E a esquina da Rua 24 de Maio com a Dom José de Barros está na origem do hip-hop em São Paulo. Como era a cena naquela época?
Aqui nós temos a Rua 24 de Maio, em frente às grandes galerias, hoje conhecida como a Galeria do Rock. E aí ao lado, bem perto, uma galeria mais black, digamos assim (Galeria Presidente). Porque aqui tinha os cortes de cabelo afro, black power. As pessoas vinham aqui pegar panfletos de bailes. Aqui rolava o encontro da negritude da época, que gostava de curtir o baile pra se informar, já que não existia internet. A maneira de se informar era no boca a boca, porque TV, rádio, jornal, revista não divulgavam a cultura negra naquela época – inclusive hoje, digamos assim. As informações eram passadas no boca a boca. Então as reuniões eram feitas aqui. Tanto na 24 de Maio como também ali em frente ao antigo Mappin, em frente ao Theatro Municipal. O centro da cidade sempre foi o lugar onde a negritude se encontrava, se encontrou e se encontra.
A forma de se comunicar e saber das coisas era vindo para as rodas de break no Centro, né?
Hoje, você quer saber alguma coisa? Vai pro seu celular, seu computador, você tem tudo ali, tem até a localização do lugar. Mas na época não tinha nada disso. Ou você saía da sua casa pra ir até o local pra ficar sabendo do que rolava, ou você não ficava sabendo de nada, ficava de fora da situação. Era muito no tête-à-tête.
Você também viu toda a cena da pichação e do grafite nascendo. Como você vê a relação da arte urbana com o hip-hop?
É muito louco porque antes do colorido do grafite e do hip-hop, eu já via manifestações gráficas também nos muros feito pelo Juneca (artista visual, um dos pioneiros do grafite no Brasil). Falei pra ele outro dia: eu me lembro que eu passava de ônibus e via muito nos muros “Juneca e Pessoinha”, e logo depois tinha “Cão Fila”, pra todo lado. Eu ficava pensando: o que isso?
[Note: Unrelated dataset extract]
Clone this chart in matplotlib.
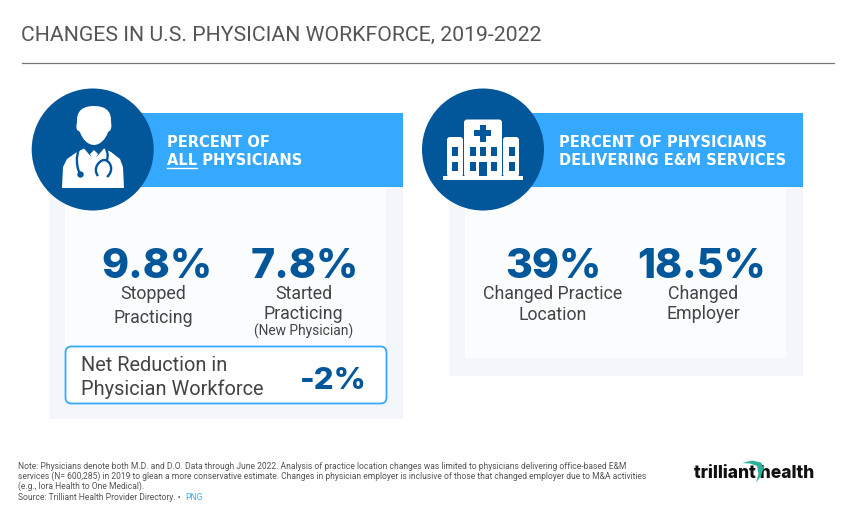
import matplotlib
matplotlib.use("Agg")
import matplotlib.pyplot as plt
from matplotlib.patches import Rectangle, Circle, FancyBboxPatch, Polygon, PathPatch
from matplotlib.path import Path

# values
title = "CHANGES IN U.S. PHYSICIAN WORKFORCE, 2019-2022"
left_header = ["PERCENT OF", "ALL PHYSICIANS"]
right_header = ["PERCENT OF PHYSICIANS", "DELIVERING E&M SERVICES"]
left_values = ["9.8%", "7.8%"]
right_values = ["39%", "18.5%"]
net_label = ["Net Reduction in", "Physician Workforce"]
net_value = "-2%"
footer = [
    "Note: Physicians denote both M.D. and D.O. Data through June 2022. Analysis of practice location changes was limited to physicians delivering office-based E&M",
    "services (N= 600,285) in 2019 to glean a more conservative estimate. Changes in physician employer is inclusive of those that changed employer due to M&A activities",
    "(e.g., Iora Health to One Medical).",
    "Source: Trilliant Health Provider Directory. \u2022",
]

DARK = "#02569a"
BAND = "#35a8ff"
OUTER = "#f3f7fb"
INNER = "#fafcfe"
GREY = "#444444"

plt.rcParams["font.family"] = ["Roboto", "DejaVu Sans"]

fig = plt.figure(figsize=(8.5, 5.2), dpi=100)
ax = fig.add_axes([0, 0, 1, 1])
ax.set_xlim(0, 850)
ax.set_ylim(520, 0)
ax.axis("off")


def rect(x0, y0, x1, y1, color, z=1):
    ax.add_patch(Rectangle((x0, y0), x1 - x0, y1 - y0, fc=color, ec="none", zorder=z))


def round_rect(x0, y0, x1, y1, color, r=2, z=4):
    ax.add_patch(FancyBboxPatch((x0 + r, y0 + r), x1 - x0 - 2 * r, y1 - y0 - 2 * r,
                                boxstyle=f"round,pad={r},rounding_size={r}",
                                fc=color, ec="none", zorder=z))


def big(x, y, s, size=29.5):
    ax.text(x, y, s, color=DARK, fontsize=size, family="Inter", weight="heavy",
            ha="center", va="baseline", zorder=5)


def label(x, y, s, size=12.75, ha="center"):
    ax.text(x, y, s, color=GREY, fontsize=size, ha=ha, va="baseline", zorder=5)


def header(x, y, s):
    ax.text(x, y, s, color="white", fontsize=10.5, weight="bold", family="DejaVu Sans",
            va="baseline", zorder=5)


def panel(x0, x1, y1, y2):
    rect(x0, 187, x1, y1, OUTER)
    rect(x0 + 16, 187, x1 - 17, y2, INNER, 2)
    rect(x0 + 16, 113, x1, 187, BAND, 2)


def curve(points, **kw):
    codes = [Path.MOVETO] + [Path.CURVE4] * (len(points) - 1)
    ax.add_patch(PathPatch(Path(points, codes), **kw))


def draw_doctor():
    # head with flat hair line and small ears
    curve([(94, 106), (84, 106), (77, 110), (77, 120),
           (77, 124), (76, 126), (76.5, 128),
           (77, 131), (79, 131), (80, 132),
           (82, 139), (88, 145), (94, 145),
           (100, 145), (106, 139), (108, 132),
           (109, 131), (111, 131), (111, 128),
           (112, 126), (111, 124), (111, 120),
           (111, 110), (104, 106), (94, 106)],
          fc="white", ec="none", zorder=4)
    # lab coat
    ax.add_patch(Polygon([(62, 188), (63, 167), (67, 159), (77, 152), (84, 148.5), (94, 160),
                          (104, 148.5), (111, 152), (120, 159), (123, 167), (124, 188)],
                         fc="white", ec="none", zorder=4))
    ax.add_patch(Polygon([(90, 154), (94, 150), (98, 154), (96, 158), (97, 163), (94, 167), (91, 163), (92, 158)],
                         fc="white", ec="none", zorder=4.6))
    # stethoscope
    curve([(79, 149), (76, 156), (76, 166), (80, 174)], fc="none", ec=DARK, lw=1.7, zorder=5)
    ax.add_patch(Circle((80.5, 174.5), 3.2, fc=DARK, ec="none", zorder=5))
    curve([(106, 149), (108, 153), (108, 156), (107, 160)], fc="none", ec=DARK, lw=1.7, zorder=5)
    curve([(98, 176), (92, 168), (100, 160), (104, 160)], fc="none", ec=DARK, lw=1.7, zorder=5)
    curve([(104, 160), (110, 160), (115, 170), (107, 177)], fc="none", ec=DARK, lw=1.7, zorder=5)


def draw_hospital():
    rect(443, 176, 523, 179.5, "white", 4)
    round_rect(464, 119.5, 502, 177, "white", 3)
    round_rect(447, 137, 463, 177, "white", 3)
    round_rect(503, 137, 519, 177, "white", 3)
    rect(474.5, 130, 491.5, 136, DARK, 5)
    rect(480, 124.5, 486, 141.5, DARK, 5)
    for wx in (452, 470, 480.5, 491, 509):
        rect(wx, 147, wx + 6, 156, DARK, 5)
    for wx in (452, 470, 491, 509):
        rect(wx, 162, wx + 6, 171, DARK, 5)
    rect(479.5, 162, 487.5, 176, DARK, 5)


ax.text(21, 40.5, title, color="#555555", fontsize=15.3, ha="left", va="baseline")
ax.plot([22, 834], [62.5, 62.5], color="#777777", lw=0.9)

# left panel
panel(49, 403, 419, 403)
ax.add_patch(Circle((92.7, 149.5), 61, fc=DARK, ec="none", zorder=3))
draw_doctor()
header(167, 147, left_header[0])
header(167, 165, left_header[1])
ax.plot([167, 197], [167.5, 167.5], color="white", lw=1, zorder=5)
big(157, 278, left_values[0])
big(305, 278, left_values[1])
label(153, 299, "Stopped")
label(153, 323, "Practicing")
label(303.5, 299, "Started")
label(303.5, 319, "Practicing")
label(303.5, 336, "(New Physician)", 9.9)

ax.add_patch(FancyBboxPatch((70, 351), 312, 48, boxstyle="round,pad=4.5,rounding_size=6",
                            fc="white", ec=BAND, lw=1.3, zorder=4))
label(81, 371, net_label[0], 14.4, "left")
label(81, 395, net_label[1], 14.4, "left")
big(333, 389, net_value, 22.5)

# right panel
panel(449, 803, 376, 358)
ax.add_patch(Circle((483, 149.5), 61, fc=DARK, ec="none", zorder=3))
draw_hospital()
header(559, 147, right_header[0])
header(559, 165, right_header[1])
big(553, 278, right_values[0])
big(702, 278, right_values[1])
label(553, 299, "Changed Practice")
label(553, 320, "Location")
label(703, 299, "Changed")
label(703, 319, "Employer")

# footer
for y, line in zip((469, 479, 489, 500), footer):
    ax.text(18, y, line, color="#555555", fontsize=6.13, va="baseline")
ax.text(185, 500, "PNG", color=BAND, fontsize=6.13, va="baseline")

# logo
ax.text(694, 478, "trilliant health", color="#111111", fontsize=12.6, weight="heavy",
        family="Inter", va="baseline", zorder=3)
ax.add_patch(Polygon([(742, 463), (752, 460.5), (761, 462.5), (763.5, 468), (761, 476), (756, 482.5),
                      (758.5, 474), (757, 466), (750, 463.5)], fc="#2bb39a", ec="none", zorder=4))

fig.savefig("out.png", dpi=100)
O quer dizer? Eu não sabia, e independentemente do termo que se usa para esse tipo de arte, eu já entendia que era um tipo de comunicação. As pessoas estavam usando ali um spray para poder dizer o seu nome, uma marca pessoal ou alguma coisa parecida. Foi a partir da cultura hip-hop que eu entendi que até mesmo essa arte de escrever na parede, que muitos chamam de pichação, é uma maneira de comunicação, de se expressar. “Ninguém sabe quem eu sou, mas você vê que eu existo a partir do momento que eu rabisco esta parede.” É contracultura? Sim, mas só assim pra gente ser visto, escutado e notado.
Mais de 40 anos depois de tudo isso, o que você destacaria como maiores conquistas e avanços no movimento black, tanto na música e como na cultura?
Eu poderia ir no básico e dizer ´olha, as conquistas são essas, quantas pessoas famosas nós temos hoje, olha quantas músicas tocam`. Mas acredito, na minha opinião solitária, talvez, que nossa maior conquista é o espaço que conquistamos. Porque quantos caíram, quantos não conseguiram ver a sua arte exposta? Quantos músicos acabaram sem ter sua música tocada no rádio? Sem ter credibilidade, muitas vezes até com a própria família? Então acredito que a maior conquista do negro brasileiro sejam os espaços que conquistamos. Se você for pra Bahia, se você for pra Belo Horizonte, Rio de Janeiro, não importa pra onde você vá, você vai ver a cultura negra sendo exposta de qualquer maneira: seja na rua, num lugar pequeno ou numa grande exposição, nós estaremos lá. E você pode ver isso também nas músicas. Por mais que se possa não gostar. Nas roupas, por mais que também se possa não gostar. Estamos aqui. Estaremos para sempre. Tem uma foto aqui na exposição que diz muito sobre o que estou falando: (Thaíde aponta uma foto e traduz a frase em inglês) “pare, olhe, escute: nós somos os filhos do gueto e vamos sobreviver. E nós estamos vivos”.